Task objective: Extract each line where the string "matplotlib" shows up.

Information provided:
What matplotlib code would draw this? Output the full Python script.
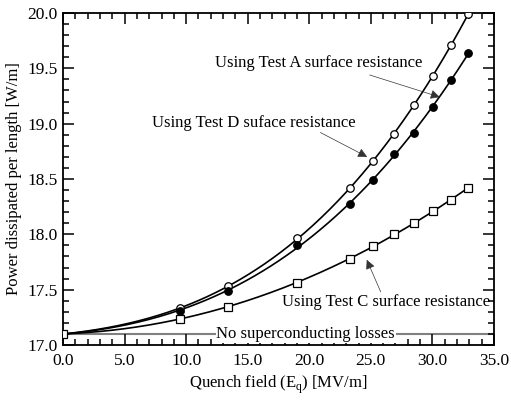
import numpy as np
import matplotlib.pyplot as plt
from matplotlib.ticker import MultipleLocator, FormatStrFormatter

plt.rcParams['font.family'] = ['Liberation Serif', 'DejaVu Serif']
plt.rcParams['mathtext.fontset'] = 'custom'
plt.rcParams['mathtext.rm'] = 'Liberation Serif'
plt.rcParams['font.size'] = 12

# quench field [MV/m] and dissipated power [W/m]
field_a = [0.0, 9.5, 13.4, 19.0, 23.3, 25.2, 26.9, 28.5, 30.05, 31.5, 32.9]
power_a = [17.10, 17.33, 17.53, 17.965, 18.42, 18.66, 18.91, 19.17, 19.43, 19.71, 19.99]

field_d = [0.0, 9.5, 13.4, 19.0, 23.3, 25.2, 26.9, 28.5, 30.05, 31.5, 32.9]
power_d = [17.10, 17.31, 17.49, 17.90, 18.275, 18.49, 18.73, 18.92, 19.15, 19.39, 19.64]

field_c = [0.0, 9.5, 13.4, 19.0, 23.3, 25.2, 26.9, 28.5, 30.05, 31.5, 32.9]
power_c = [17.10, 17.236, 17.347, 17.564, 17.78, 17.89, 18.00, 18.10, 18.21, 18.31, 18.42]

normal_losses = 17.1

fig = plt.figure(figsize=(5.11, 4.01), dpi=100)
ax = fig.add_axes([0.1233, 0.1397, 0.8434, 0.8279])

def smooth(x, y):
    c = np.polyfit(x, y, 3)
    xs = np.linspace(min(x), max(x), 200)
    return xs, np.polyval(c, xs)

# gray reference line, broken by its label
ax.axhline(normal_losses, color='#808080', lw=1.5, zorder=1)
ax.text(12.45, normal_losses, 'No superconducting losses', va='center', ha='left',
        bbox=dict(fc='white', ec='none', pad=0.5), zorder=2)

for x, y, mk, fc in [(field_a, power_a, 'o', 'white'),
                     (field_d, power_d, 'o', 'black'),
                     (field_c, power_c, 's', 'white')]:
    xs, ys = smooth(x, y)
    ax.plot(xs, ys, color='black', lw=1.2, zorder=3)
    ax.plot(x, y, ls='none', marker=mk, ms=5.4,
            mfc=fc, mec='black', mew=0.9, zorder=4)

arrow = dict(arrowstyle='-|>', color='#333333', lw=0.5, mutation_scale=14,
             shrinkA=0, shrinkB=0)
ax.text(12.35, 19.55, 'Using Test A surface resistance', va='center', ha='left')
ax.annotate('', xy=(30.6, 19.24), xytext=(24.9, 19.44), arrowprops=arrow)
ax.text(7.2, 19.01, 'Using Test D suface resistance', va='center', ha='left')
ax.annotate('', xy=(24.7, 18.70), xytext=(20.9, 18.92), arrowprops=arrow)
ax.text(17.8, 17.39, 'Using Test C surface resistance', va='center', ha='left')
ax.annotate('', xy=(24.67, 17.77), xytext=(25.8, 17.48), arrowprops=arrow)

ax.set_xlim(0, 35)
ax.set_ylim(17, 20)
ax.xaxis.set_major_locator(MultipleLocator(5))
ax.xaxis.set_minor_locator(MultipleLocator(1))
ax.yaxis.set_major_locator(MultipleLocator(0.5))
ax.yaxis.set_minor_locator(MultipleLocator(0.1))
ax.xaxis.set_major_formatter(FormatStrFormatter('%.1f'))
ax.yaxis.set_major_formatter(FormatStrFormatter('%.1f'))
ax.tick_params(which='both', direction='in', top=True, right=True, width=1.1)
ax.tick_params(which='major', length=8, labelsize=12.5)
ax.tick_params(axis='x', which='major', pad=6)
ax.tick_params(axis='y', which='major', pad=4)
ax.tick_params(which='minor', length=4)
for s in ax.spines.values():
    s.set_linewidth(1.3)

ax.set_xlabel('Quench field (E$_\\mathrm{q}$) [MV/m]', labelpad=3)
ax.set_ylabel('Power dissipated per length [W/m]', labelpad=4)

fig.savefig('out.png', dpi=100)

Response:
What matplotlib code would draw this? Output the full Python script.
import matplotlib.pyplot as plt
from matplotlib.ticker import MultipleLocator, FormatStrFormatter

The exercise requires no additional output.